California pilgrimage Day 3: June 22
MISSION VIEJO, Calif. — As we bed down for the night, we look back on a day filled with contrasting images that spoke to our sense of worship. We were 13 stories above the suburbs in Orange County. We walked among the colorful gardens surrounding one of California’s most historic Catholic missions. We knelt in silent prayer and meditation in the very chapel where St. Junípero Serra celebrated Mass more than 200 years ago. And, we shared our impressions of the day and deepened our fellowship with one another during dinner overlooking the Pacific Ocean.
“It was a beautiful day. This (pilgrimage) has been such a blessing,” smiled Angela Schellenberger, a parishioner at St. Thomas the Apostle in central Phoenix.
Chapel of a Saint
“The (Serra) Chapel was so humble,” continued Schellenberger, referring to the chapel at Mission San Juan Capistrano. Roughly halfway between Los Angeles and San Diego, and about five miles inland from the Pacific Coast, San Juan Capistrano is named for St. Giovanni di Capistrano, an Italian saint. One of 21 California missions and among the nine St. Serra founded, it is also the only California Mission church that has survived in which St. Serra celebrated Mass, doing so in 1783, a year before he died. That distinction has caused the mission to sometimes be referred to as “The Jewel of the California Missions.”

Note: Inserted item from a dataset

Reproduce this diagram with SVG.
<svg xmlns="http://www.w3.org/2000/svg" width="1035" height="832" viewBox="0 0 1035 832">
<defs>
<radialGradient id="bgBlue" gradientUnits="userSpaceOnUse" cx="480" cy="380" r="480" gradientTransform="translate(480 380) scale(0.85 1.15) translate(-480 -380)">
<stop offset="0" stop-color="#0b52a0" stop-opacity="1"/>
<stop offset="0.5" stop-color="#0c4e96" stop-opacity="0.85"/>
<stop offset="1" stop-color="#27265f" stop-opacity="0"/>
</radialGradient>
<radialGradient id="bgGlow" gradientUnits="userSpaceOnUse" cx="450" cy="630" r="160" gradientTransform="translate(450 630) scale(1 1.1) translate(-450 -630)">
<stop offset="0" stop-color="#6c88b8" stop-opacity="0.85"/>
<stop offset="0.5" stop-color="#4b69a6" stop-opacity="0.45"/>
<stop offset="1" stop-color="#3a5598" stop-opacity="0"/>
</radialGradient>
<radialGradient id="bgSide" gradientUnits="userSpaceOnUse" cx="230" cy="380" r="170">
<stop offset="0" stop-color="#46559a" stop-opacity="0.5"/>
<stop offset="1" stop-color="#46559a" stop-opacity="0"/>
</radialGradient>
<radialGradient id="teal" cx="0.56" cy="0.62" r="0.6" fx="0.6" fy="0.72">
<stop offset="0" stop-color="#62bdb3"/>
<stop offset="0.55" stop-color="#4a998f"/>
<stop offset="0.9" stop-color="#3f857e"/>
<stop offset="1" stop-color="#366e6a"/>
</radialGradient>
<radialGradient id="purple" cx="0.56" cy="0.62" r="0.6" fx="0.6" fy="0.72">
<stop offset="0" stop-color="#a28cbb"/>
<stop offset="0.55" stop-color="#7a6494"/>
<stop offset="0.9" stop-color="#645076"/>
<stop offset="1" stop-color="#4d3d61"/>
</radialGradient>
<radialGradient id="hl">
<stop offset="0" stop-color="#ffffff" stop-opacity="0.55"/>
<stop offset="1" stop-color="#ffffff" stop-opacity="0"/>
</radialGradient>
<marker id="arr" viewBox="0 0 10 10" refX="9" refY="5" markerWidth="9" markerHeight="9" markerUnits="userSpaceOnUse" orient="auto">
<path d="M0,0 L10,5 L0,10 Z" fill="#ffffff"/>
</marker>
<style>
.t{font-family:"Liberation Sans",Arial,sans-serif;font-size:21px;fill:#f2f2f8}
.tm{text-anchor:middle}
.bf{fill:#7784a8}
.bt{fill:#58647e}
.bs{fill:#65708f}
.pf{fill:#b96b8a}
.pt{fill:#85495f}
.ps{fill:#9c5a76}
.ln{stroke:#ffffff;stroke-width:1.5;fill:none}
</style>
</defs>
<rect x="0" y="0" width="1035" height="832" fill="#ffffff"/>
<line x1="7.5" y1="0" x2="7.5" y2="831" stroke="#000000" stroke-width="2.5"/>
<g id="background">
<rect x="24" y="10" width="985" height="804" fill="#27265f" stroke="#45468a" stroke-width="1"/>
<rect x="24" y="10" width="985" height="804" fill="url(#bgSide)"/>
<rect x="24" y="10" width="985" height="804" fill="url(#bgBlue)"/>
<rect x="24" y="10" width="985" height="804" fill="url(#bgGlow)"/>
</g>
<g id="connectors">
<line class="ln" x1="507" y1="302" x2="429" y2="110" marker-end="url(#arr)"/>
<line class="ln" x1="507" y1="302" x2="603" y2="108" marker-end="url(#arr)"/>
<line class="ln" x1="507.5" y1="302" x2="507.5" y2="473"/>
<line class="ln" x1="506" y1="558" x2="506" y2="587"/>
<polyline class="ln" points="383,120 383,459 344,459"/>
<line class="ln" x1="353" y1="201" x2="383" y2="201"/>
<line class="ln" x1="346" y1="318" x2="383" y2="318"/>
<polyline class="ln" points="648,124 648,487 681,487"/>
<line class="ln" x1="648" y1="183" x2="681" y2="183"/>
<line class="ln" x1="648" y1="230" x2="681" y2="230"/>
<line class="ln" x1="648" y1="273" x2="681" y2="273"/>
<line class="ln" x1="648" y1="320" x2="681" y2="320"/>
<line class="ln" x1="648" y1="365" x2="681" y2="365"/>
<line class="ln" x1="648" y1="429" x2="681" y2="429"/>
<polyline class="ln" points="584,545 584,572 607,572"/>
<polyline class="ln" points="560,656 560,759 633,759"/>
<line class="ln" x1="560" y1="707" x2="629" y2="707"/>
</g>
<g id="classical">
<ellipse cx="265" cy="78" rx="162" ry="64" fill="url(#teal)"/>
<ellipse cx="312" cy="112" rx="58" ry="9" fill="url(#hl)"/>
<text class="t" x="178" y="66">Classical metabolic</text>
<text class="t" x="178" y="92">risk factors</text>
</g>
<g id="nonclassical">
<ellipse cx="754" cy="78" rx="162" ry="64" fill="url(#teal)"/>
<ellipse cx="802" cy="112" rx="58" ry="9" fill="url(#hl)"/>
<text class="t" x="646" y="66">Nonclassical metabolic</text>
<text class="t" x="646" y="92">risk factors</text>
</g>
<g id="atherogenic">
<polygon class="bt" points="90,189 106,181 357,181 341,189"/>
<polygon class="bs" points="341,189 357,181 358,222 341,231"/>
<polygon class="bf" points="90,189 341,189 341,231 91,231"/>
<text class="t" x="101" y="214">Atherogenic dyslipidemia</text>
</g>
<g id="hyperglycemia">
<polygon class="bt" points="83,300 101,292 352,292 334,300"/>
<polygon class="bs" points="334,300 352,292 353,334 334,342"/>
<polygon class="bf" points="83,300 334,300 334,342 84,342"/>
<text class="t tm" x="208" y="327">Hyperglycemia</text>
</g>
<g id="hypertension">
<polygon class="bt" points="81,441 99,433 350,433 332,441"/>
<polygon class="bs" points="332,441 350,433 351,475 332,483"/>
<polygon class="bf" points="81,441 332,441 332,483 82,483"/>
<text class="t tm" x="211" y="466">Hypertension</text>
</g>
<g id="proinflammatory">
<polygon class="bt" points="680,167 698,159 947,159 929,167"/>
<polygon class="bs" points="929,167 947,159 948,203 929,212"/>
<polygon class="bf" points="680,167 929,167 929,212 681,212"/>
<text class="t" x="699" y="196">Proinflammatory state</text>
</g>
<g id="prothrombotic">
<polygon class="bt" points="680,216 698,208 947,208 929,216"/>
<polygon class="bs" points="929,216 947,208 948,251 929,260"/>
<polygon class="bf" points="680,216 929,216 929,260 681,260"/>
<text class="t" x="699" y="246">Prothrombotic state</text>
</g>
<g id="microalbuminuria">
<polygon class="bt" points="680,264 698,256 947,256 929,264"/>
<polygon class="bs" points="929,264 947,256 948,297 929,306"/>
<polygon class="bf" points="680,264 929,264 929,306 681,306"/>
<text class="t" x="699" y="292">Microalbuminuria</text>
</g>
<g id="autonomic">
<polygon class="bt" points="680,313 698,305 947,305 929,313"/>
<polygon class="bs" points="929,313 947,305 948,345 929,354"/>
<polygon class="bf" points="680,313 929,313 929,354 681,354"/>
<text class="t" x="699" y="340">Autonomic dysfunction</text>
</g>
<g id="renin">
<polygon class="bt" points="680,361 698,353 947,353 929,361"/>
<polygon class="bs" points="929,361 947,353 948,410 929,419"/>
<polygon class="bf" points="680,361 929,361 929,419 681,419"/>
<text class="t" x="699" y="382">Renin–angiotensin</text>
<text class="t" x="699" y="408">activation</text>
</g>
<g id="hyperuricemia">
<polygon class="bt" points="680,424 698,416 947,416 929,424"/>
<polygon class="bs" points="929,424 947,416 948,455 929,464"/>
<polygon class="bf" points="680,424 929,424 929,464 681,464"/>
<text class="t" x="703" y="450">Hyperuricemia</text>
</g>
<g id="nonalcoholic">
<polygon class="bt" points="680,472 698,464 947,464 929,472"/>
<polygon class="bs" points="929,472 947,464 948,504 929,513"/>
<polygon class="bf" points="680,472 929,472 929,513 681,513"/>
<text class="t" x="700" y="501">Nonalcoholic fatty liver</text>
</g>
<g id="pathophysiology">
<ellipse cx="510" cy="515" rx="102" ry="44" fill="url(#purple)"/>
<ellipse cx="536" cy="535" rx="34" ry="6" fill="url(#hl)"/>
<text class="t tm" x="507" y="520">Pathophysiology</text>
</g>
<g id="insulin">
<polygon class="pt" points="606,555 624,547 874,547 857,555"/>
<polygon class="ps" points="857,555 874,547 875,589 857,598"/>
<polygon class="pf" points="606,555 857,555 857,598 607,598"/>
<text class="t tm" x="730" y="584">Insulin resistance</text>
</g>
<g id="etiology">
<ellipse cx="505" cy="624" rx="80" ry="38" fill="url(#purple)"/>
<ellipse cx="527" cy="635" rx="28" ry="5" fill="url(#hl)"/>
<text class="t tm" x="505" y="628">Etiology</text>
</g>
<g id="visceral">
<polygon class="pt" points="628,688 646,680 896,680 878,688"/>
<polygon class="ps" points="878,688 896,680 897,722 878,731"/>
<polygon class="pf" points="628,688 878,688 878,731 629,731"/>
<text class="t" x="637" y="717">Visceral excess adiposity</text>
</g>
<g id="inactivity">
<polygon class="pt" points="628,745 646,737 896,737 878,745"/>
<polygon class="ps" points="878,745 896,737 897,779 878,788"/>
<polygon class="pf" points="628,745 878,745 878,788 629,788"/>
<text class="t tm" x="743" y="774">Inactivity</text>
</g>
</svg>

“You could feel the presence of Serra,” said Thomas Shellenberger, Angela’s husband.
Inside the chapel, as many of us prayed, some noticed a man and woman wheel in a disabled child and put their arms around him, offering silent meditation.
“It was just a beautiful image of a family together,” recalled Fr. John Lankeit, rector of the Diocese of Phoenix’s Ss. Simon and Jude Cathedral.
Catholicizing an American religious landmark
The simple adobe-walled church stood in dramatic contrast to our stop only hours earlier.
As we rode elevator to the 13th and highest floor of the Tower of Hope on the Diocese of Orange’s Christ Cathedral Campus, we gazed out over the landscape dominated by the completely glass-panel-enclosed Christ Cathedral, the former Crystal Cathedral made world-famous by the late Rev. Robert Schuller, the Protestant televangelist and founder of the “Hour of Power” broadcast.
Purchased by the Diocese of Orange in 2012 from the financially ailing Schuller organization, the cathedral has been undergoing a massive renovation to transform it into a Catholic house of worship and center of spiritual life for the county’s 1.6 million Catholics.
During a tour, project manager Eric Flynn outlined some of the changes, including brand-new steel festal doors, a stone altar and a 1,000-pound Crux Gemmata — or crucifix, as well as a baptismal font and a tabernacle for the Blessed Sacrament.
A number of pilgrims hailed the revisions.
“I think they did an effective job; just the whole ambience works,” noted Phil Lester, business manager for Ss. Simon and Jude Cathedral and a board member with the Friends of the Cathedral, the support organization that is co-sponsoring the pilgrimage.
“It’s magnificent,” added Gail Ratti-Curran, parishioner at Most Holy Trinity in Phoenix.
The tour continued amid the sounds of hammers pounding away and occasional shouts of directions from construction personnel, who are scurrying to wrap up the project by its planned July 17 completion and dedication.
Our group would have been too small for a Mass inside the 78,397-square-foot cathedral. Instead, we nearly filled the small chapel on the Tower of Hope’s glass-enclosed 13th floor overlooking the campus below.
On the feast day of Sts. John Fisher and Thomas More, Bishop Olmsted spoke in his homily of More’s refusal to abandon the teachings of his faith despite a threat of execution by the king of England.
As More approached death by beheading, he is quoted as saying, “I go as the king’s faithful servant, but God’s first.”
“Faith is being ready to say each day, ‘Jesus, I trust in you,’” Bishop Olmsted said. “This is how St. Thomas More was a ‘Man for All Seasons,’” he added, referencing the famous play based on the martyr’s life.
So it was that our day began with a message of the saints to contemplate as we witnessed modern architectural splendor and humble, simple worship. God was truly present in all these graces, and as the sun set on our evening meal, we looked back with a grateful spirit and toward our trip home in the morning.